I spent Memorial Day weekend with an eye on the incubator. The chicks I was incubating for a friend hatched and I sent them on their way Monday. I screwed up the humidity and lost 6 at the hatch. So I gave them all to Pierre, including the cute little Polish chicks. Now we've got what's left of the goslings pipped in the bator. I think only three eggs are still alive. I hope I can get them all through the hatch. There's nothing worse than ONE gosling. They get way too attached to humans in that case.
I finished the table runner wedding gift today and also a nuno-felt scarf. I love them both! I'm going to get more scarves done for my booth this summer at the Majestic Pines Arts Festival in Nisswa, MN.
Here are shots of my two Shetland ram lambs' heads so far. Cordelia's ram lamb is four weeks old today, and he still looks pretty smooth on top.And Leonie's ram lamb is 2.5 weeks old and same story, smooth so far. I sure hope they stay that way. But I know it's not real likely...
Now, check out Bo's horns, could they be aberrant? They are slow growing, but plenty wide and they seem firm enough.

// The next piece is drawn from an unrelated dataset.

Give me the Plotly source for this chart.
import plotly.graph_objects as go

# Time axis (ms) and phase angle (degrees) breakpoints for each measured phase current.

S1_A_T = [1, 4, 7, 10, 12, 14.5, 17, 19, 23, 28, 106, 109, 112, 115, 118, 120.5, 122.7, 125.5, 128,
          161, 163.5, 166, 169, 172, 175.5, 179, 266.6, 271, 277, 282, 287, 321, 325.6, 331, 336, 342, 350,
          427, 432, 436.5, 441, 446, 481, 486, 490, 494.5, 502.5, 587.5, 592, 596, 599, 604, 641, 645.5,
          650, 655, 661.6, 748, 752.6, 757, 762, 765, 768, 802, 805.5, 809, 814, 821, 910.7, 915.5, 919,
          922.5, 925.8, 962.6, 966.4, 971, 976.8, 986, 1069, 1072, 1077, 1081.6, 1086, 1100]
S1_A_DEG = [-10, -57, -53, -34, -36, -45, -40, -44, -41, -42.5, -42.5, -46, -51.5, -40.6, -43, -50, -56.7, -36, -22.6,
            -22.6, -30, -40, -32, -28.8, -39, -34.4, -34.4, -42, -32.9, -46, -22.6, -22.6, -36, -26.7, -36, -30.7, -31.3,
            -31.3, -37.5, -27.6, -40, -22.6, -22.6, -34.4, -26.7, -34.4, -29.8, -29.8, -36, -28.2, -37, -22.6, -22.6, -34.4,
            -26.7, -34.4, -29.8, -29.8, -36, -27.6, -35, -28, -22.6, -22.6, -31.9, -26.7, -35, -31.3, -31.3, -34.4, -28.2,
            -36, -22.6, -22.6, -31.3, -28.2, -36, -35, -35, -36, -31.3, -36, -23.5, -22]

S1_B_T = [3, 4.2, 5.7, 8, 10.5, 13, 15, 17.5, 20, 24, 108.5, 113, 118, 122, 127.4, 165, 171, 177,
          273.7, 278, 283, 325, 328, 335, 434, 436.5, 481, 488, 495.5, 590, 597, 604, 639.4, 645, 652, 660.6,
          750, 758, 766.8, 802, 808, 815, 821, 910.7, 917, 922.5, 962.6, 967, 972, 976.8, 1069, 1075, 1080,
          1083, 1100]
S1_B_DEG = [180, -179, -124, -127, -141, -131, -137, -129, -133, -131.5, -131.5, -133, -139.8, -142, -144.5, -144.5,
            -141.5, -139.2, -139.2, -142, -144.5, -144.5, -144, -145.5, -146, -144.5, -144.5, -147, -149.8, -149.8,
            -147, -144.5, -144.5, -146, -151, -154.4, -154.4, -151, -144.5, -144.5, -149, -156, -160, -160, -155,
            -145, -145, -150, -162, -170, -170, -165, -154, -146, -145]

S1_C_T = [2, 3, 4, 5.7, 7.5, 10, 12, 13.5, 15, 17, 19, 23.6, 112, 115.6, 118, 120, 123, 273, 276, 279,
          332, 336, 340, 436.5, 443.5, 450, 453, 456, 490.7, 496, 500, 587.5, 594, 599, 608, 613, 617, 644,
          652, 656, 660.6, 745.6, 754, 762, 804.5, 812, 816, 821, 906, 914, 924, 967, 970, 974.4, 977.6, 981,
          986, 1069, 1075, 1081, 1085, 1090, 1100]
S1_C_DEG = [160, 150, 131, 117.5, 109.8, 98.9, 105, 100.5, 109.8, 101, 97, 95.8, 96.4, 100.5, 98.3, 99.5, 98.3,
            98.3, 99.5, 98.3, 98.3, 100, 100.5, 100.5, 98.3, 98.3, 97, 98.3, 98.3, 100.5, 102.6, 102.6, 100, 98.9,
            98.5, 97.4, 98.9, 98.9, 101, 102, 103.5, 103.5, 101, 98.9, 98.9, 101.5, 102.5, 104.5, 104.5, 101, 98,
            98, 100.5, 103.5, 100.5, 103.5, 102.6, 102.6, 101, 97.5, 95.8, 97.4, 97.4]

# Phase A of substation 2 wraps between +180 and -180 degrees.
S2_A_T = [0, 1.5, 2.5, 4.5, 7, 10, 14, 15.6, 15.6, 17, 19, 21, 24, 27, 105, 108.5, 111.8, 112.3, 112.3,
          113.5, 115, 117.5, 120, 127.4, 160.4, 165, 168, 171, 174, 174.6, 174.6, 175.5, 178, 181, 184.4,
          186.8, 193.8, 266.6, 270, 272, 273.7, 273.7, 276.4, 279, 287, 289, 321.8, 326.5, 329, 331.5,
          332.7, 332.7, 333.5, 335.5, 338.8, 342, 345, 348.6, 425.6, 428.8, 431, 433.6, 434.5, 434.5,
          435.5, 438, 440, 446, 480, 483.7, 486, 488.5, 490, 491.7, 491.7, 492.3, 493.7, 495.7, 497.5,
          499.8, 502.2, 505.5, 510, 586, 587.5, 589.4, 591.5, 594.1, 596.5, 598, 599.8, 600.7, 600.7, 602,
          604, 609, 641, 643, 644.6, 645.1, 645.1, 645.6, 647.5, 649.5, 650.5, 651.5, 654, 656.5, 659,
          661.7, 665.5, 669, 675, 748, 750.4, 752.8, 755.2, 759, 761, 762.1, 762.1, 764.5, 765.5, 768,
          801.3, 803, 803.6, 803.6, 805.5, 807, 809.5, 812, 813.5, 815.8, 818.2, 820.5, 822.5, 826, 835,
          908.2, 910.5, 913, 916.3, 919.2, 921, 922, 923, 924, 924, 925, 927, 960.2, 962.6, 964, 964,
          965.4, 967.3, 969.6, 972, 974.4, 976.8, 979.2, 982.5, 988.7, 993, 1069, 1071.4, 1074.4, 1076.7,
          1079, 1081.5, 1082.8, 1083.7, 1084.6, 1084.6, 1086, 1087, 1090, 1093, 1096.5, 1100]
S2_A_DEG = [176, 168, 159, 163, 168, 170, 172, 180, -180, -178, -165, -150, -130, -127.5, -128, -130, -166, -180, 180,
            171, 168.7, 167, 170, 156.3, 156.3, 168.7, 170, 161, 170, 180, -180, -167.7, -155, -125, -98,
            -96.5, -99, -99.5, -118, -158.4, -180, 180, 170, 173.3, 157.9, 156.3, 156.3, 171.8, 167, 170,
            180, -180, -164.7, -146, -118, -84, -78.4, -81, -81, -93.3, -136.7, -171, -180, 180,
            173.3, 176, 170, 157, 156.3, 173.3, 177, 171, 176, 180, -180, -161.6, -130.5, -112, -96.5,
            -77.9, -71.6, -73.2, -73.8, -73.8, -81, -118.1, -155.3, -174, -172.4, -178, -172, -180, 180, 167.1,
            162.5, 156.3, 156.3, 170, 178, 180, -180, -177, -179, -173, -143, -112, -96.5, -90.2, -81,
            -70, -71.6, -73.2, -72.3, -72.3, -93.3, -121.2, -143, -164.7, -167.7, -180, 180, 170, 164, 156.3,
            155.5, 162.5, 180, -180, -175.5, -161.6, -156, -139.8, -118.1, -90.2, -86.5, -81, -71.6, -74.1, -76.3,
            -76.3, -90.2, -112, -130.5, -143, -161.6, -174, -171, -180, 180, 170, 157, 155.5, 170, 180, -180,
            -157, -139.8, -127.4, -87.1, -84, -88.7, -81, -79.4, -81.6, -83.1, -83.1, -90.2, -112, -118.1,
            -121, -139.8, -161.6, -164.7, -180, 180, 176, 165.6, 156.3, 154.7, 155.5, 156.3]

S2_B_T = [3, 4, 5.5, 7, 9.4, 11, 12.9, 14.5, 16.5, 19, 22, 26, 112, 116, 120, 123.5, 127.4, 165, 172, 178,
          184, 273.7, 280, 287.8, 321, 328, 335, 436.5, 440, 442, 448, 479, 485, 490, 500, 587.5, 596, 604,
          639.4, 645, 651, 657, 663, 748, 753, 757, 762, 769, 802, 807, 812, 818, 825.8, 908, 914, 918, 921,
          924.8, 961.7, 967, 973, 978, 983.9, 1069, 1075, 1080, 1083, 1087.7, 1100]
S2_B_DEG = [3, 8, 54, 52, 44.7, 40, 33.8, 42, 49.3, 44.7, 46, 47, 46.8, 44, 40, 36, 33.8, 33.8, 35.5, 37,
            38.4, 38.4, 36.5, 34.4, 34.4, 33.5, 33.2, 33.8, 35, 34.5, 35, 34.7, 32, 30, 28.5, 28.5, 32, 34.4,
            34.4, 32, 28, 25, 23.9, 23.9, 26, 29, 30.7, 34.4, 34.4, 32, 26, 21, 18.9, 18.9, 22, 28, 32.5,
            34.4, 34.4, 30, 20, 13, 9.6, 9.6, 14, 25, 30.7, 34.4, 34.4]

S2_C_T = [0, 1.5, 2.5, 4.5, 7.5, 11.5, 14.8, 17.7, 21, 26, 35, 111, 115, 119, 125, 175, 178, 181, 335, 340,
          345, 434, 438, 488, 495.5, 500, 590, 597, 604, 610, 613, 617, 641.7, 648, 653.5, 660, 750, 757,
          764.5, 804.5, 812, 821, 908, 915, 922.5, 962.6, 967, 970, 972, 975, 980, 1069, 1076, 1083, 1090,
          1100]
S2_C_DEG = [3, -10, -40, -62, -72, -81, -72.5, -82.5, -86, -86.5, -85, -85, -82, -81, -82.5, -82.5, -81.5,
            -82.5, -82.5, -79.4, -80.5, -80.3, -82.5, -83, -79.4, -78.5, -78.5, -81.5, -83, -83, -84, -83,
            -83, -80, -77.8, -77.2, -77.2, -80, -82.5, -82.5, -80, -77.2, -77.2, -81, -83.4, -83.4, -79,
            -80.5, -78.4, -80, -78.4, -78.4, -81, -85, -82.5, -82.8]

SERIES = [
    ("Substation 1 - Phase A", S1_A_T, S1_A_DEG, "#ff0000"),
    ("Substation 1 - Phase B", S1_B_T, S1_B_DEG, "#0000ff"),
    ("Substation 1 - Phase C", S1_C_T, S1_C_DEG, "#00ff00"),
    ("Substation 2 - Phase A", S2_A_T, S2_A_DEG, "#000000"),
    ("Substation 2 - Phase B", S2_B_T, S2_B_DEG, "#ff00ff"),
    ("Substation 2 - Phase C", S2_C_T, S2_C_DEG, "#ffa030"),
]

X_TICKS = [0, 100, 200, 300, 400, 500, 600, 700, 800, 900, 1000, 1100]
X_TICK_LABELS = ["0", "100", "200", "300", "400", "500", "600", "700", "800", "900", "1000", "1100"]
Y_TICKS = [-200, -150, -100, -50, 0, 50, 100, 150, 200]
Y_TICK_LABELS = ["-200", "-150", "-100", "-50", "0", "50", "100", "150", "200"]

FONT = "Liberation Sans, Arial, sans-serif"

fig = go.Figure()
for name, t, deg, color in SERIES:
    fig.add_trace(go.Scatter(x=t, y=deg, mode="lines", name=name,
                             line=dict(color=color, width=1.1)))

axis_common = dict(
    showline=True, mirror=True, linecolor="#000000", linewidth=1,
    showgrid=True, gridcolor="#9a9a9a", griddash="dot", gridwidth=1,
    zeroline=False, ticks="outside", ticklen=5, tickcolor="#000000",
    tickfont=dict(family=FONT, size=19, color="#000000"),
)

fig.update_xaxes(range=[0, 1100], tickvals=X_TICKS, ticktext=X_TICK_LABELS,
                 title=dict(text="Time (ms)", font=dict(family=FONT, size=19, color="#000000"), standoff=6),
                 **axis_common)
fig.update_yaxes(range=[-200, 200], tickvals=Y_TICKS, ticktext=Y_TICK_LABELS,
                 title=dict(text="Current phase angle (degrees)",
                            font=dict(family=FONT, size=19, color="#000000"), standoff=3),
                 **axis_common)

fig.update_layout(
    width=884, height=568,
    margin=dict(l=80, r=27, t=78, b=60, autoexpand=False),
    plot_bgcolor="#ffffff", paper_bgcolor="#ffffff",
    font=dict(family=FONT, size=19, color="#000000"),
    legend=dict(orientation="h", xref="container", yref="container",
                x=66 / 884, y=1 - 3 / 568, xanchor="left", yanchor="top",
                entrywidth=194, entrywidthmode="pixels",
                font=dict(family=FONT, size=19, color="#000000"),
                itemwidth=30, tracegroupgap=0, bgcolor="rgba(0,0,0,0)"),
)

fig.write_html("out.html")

But if he carries a polled gene, I could use him on my gulmoget ewe lambs to increase the length of their fleeces. I prefer an intermediate Shetland fleece to a very short stapled, fine crimpy one.
And I've thought up names for my four Shetland ewe lambs.

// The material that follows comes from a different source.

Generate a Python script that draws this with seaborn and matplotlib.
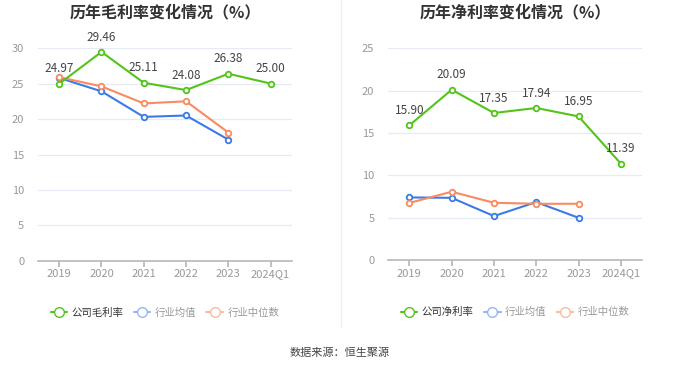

Hattie's twins are Franci...And Freya...Cordelia's Ag gulmoget ewe lamb is Camille...And Hannah's gulmoget ewe lamb is Cleo...the lighter areas on her side are red-brown tips, I'll keep watching how she develops this year.Oh and here's our version of a creep area for the lambs.
This is Derra and her two 3/4 BFL ram lambs trying to figure out how to get in there.